We have the right to expect each of those from the Eastern Oregon Event and Trade Center authority board.

Thanks to Dennis Doherty and fellow Umatilla County commissioners Larry Givens and Bill Hansell, EOTEC will meet those standards.

It’s what all Oregonians deserve in government, from the most obscure entity to its largest agencies.

Doherty, a former district attorney who also serves on the EOTEC board, brought up the issue of fiscal controls earlier this month at a Hermiston City Council meeting.

He told them in his typical no-nonsense language that until the board met the requirements, established in a May 23 memo from the county, the county would not transfer nearly $3 million it received for the sale of the fair property in Hermiston.

That May 23 memo was written by county counsel Doug Olsen, county finance director Robert Pahl and county budget officer Bob Heffner.

Before Doherty’s message to the council and then in a letter from commissioners to the EOTEC board on Friday, there was little financial information available to the public.
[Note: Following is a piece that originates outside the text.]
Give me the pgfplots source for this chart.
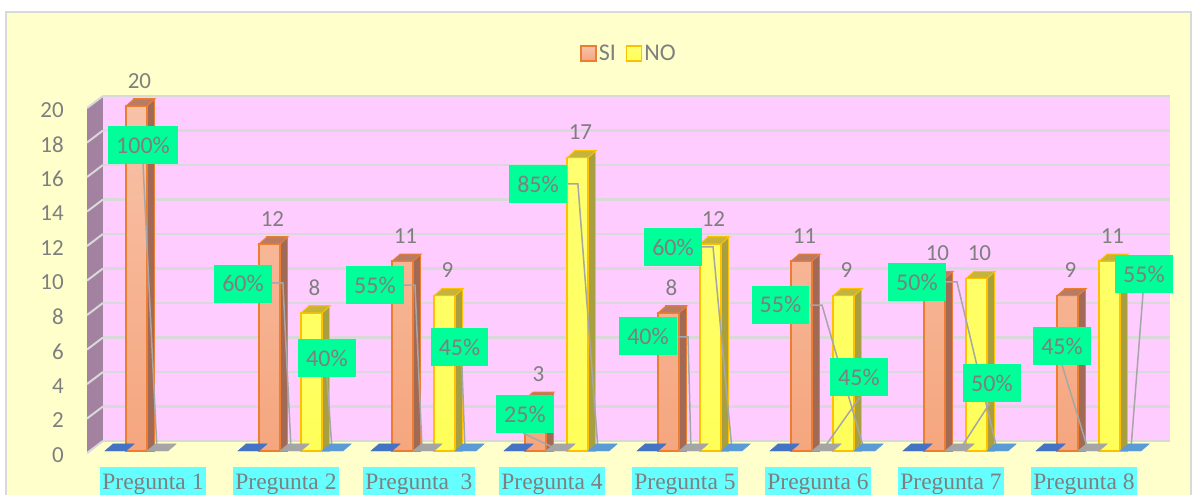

The East Oregonian has repeatedly editorialized about the lack of budget information.

About the only info available was a photocopied, handwritten, rudimentary breakdown of anticipated revenue and expenses provided to the Hermiston Herald after then-Editor Neill Woelk made an open records request. What he got at that time was simply inadequate. Quite frankly, the numbers were — at best — overly optimistic. More importantly, it revealed little about the current and potential financial standing of the EOTEC.

Then, the authority had a bill it needed to pay and county commissioners, among others, realized proper financial controls weren’t in place.

Now, thanks to the commissioners, there will be real numbers and, perhaps more importantly, proper checks and balances in place.

To its credit, EOTEC’s board and chairman Ed Brookshier didn’t balk Friday at the county’s requirements.

Brookshier and the board agreed to let the county draft a set of policies by which the EOTEC authority will operate.

The county will complete the policies in time for the next EOTEC meeting on Sept. 28.

Brookshier said the county will establish fiscal procedures tailored to the needs of the trade and event center board, including public meetings law, public contracts and purchasing policies, investment, budgeting, audit and ethics rules.

Doherty said the county-written policy will comply with accounting principles required of public bodies.

It will give Umatilla County residents a more transparent and accountable view of the trade and event center board’s dealings. That’s as it should be.

We appreciate Doherty’s commitment, as well as that of commissioners Givens and Hansell, in establishing the fiscal requirements for this important endeavor.

The center can provide an outstanding venue for the county fair and other events, but only if it is operated with all the policies and procedures required of public bodies.